Begin with the first line below and retype each line exactly through the line containing "y_labels = ['25', '20', '15', '10', '5', '0', '\u20135']". Any pictures are to be left out.

— BEGIN —

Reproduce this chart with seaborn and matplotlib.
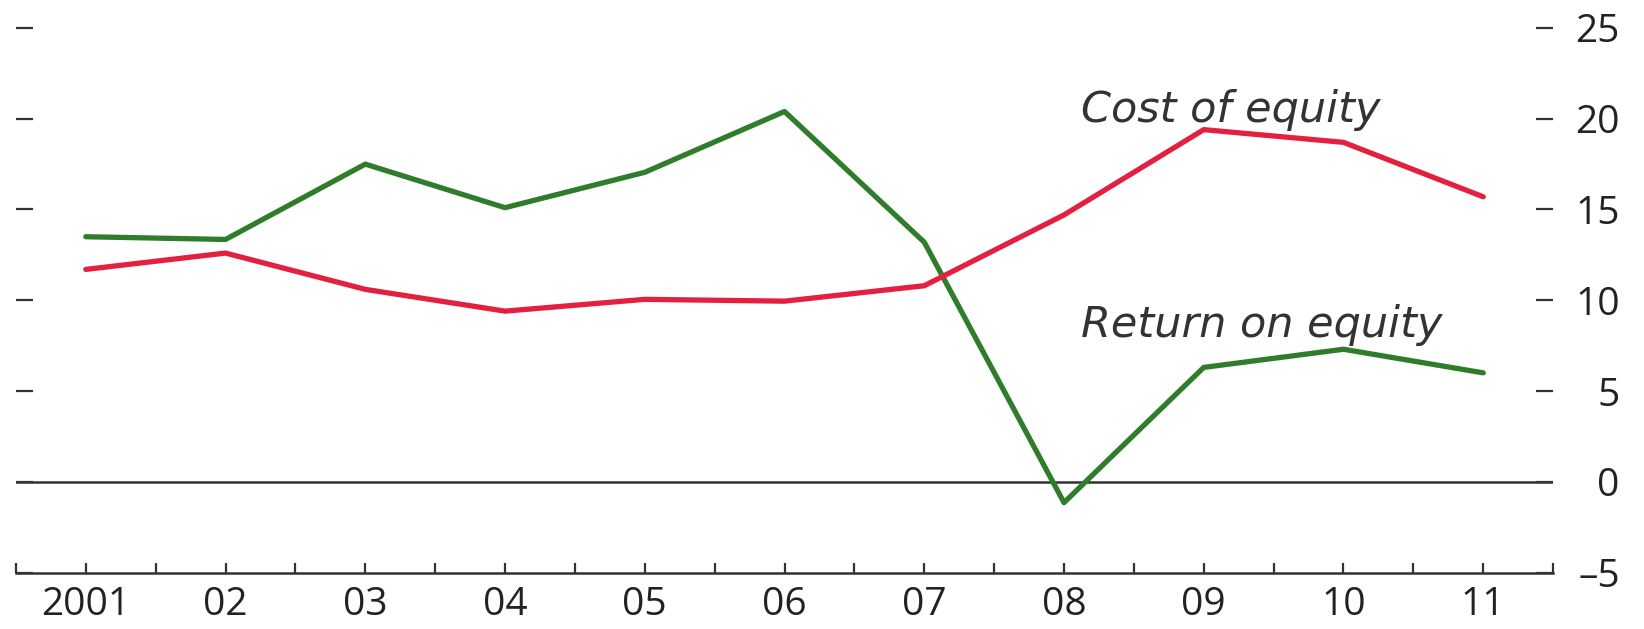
import seaborn as sns
import matplotlib.pyplot as plt
import pandas as pd

years = [2001, 2002, 2003, 2004, 2005, 2006, 2007, 2008, 2009, 2010, 2011]
year_labels = ['2001', '02', '03', '04', '05', '06', '07', '08', '09', '10', '11']
return_on_equity = [13.5, 13.35, 17.5, 15.1, 17.05, 20.4, 13.2, -1.15, 6.3, 7.3, 6.0]
cost_of_equity = [11.7, 12.6, 10.6, 9.4, 10.05, 9.95, 10.8, 14.7, 19.4, 18.7, 15.7]
y_ticks = [25, 20, 15, 10, 5, 0, -5]
y_labels = ['25', '20', '15', '10', '5', '0', '\u20135']

df = pd.DataFrame({
    'year': years * 2,
    'value': return_on_equity + cost_of_equity,
    'series': ['Return on equity'] * len(years) + ['Cost of equity'] * len(years),
})

sns.set_style('white')
plt.rcParams['font.family'] = ['Open Sans', 'DejaVu Sans']

fig = plt.figure(figsize=(16.44, 6.29), dpi=100)
ax = fig.add_axes([0.0097, 0.0898, 0.935, 0.8657])

colors = {'Return on equity': '#2f7d2b', 'Cost of equity': '#e3203f'}
sns.lineplot(data=df, x='year', y='value', hue='series', palette=colors,
             linewidth=3.8, legend=False, ax=ax)

ax.axhline(0, color='#333333', linewidth=1.8, zorder=1)

ax.set_xlim(2000.5, 2011.5)
ax.set_ylim(-5, 25)
ax.set_xlabel('')
ax.set_ylabel('')

for side in ['top', 'left', 'right']:
    ax.spines[side].set_visible(False)
ax.spines['bottom'].set_color('#333333')
ax.spines['bottom'].set_linewidth(1.8)

# x axis: years plus half-year minor ticks, pointing inward
ax.set_xticks(years)
ax.set_xticklabels(year_labels, fontsize=28, color='#222222', fontweight='medium')
ax.set_xticks([y - 0.5 for y in years] + [2011.5], minor=True)
ax.tick_params(axis='x', which='both', direction='in', length=7, width=1.6,
               color='#333333', bottom=True, pad=10)

# y ticks on both sides, labels only on the right
ax.set_yticks(y_ticks)
ax.set_yticklabels(y_labels, fontsize=28, color='#222222', fontweight='medium')
ax.tick_params(axis='y', which='major', direction='in', length=12, width=1.6,
               color='#333333', left=True, right=True,
               labelleft=False, labelright=True, pad=48)
for lab in ax.get_yticklabels():
    lab.set_horizontalalignment('right')

ax.text(2008.12, 19.8, 'Cost of equity', fontsize=31, style='italic',
        color='#333333', family='DejaVu Sans')
ax.text(2008.12, 7.95, 'Return on equity', fontsize=31, style='italic',
        color='#333333', family='DejaVu Sans')

fig.savefig('out.png', dpi=100)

— END —

Full answer:
Reproduce this chart with seaborn and matplotlib.
import seaborn as sns
import matplotlib.pyplot as plt
import pandas as pd

years = [2001, 2002, 2003, 2004, 2005, 2006, 2007, 2008, 2009, 2010, 2011]
year_labels = ['2001', '02', '03', '04', '05', '06', '07', '08', '09', '10', '11']
return_on_equity = [13.5, 13.35, 17.5, 15.1, 17.05, 20.4, 13.2, -1.15, 6.3, 7.3, 6.0]
cost_of_equity = [11.7, 12.6, 10.6, 9.4, 10.05, 9.95, 10.8, 14.7, 19.4, 18.7, 15.7]
y_ticks = [25, 20, 15, 10, 5, 0, -5]
y_labels = ['25', '20', '15', '10', '5', '0', '\u20135']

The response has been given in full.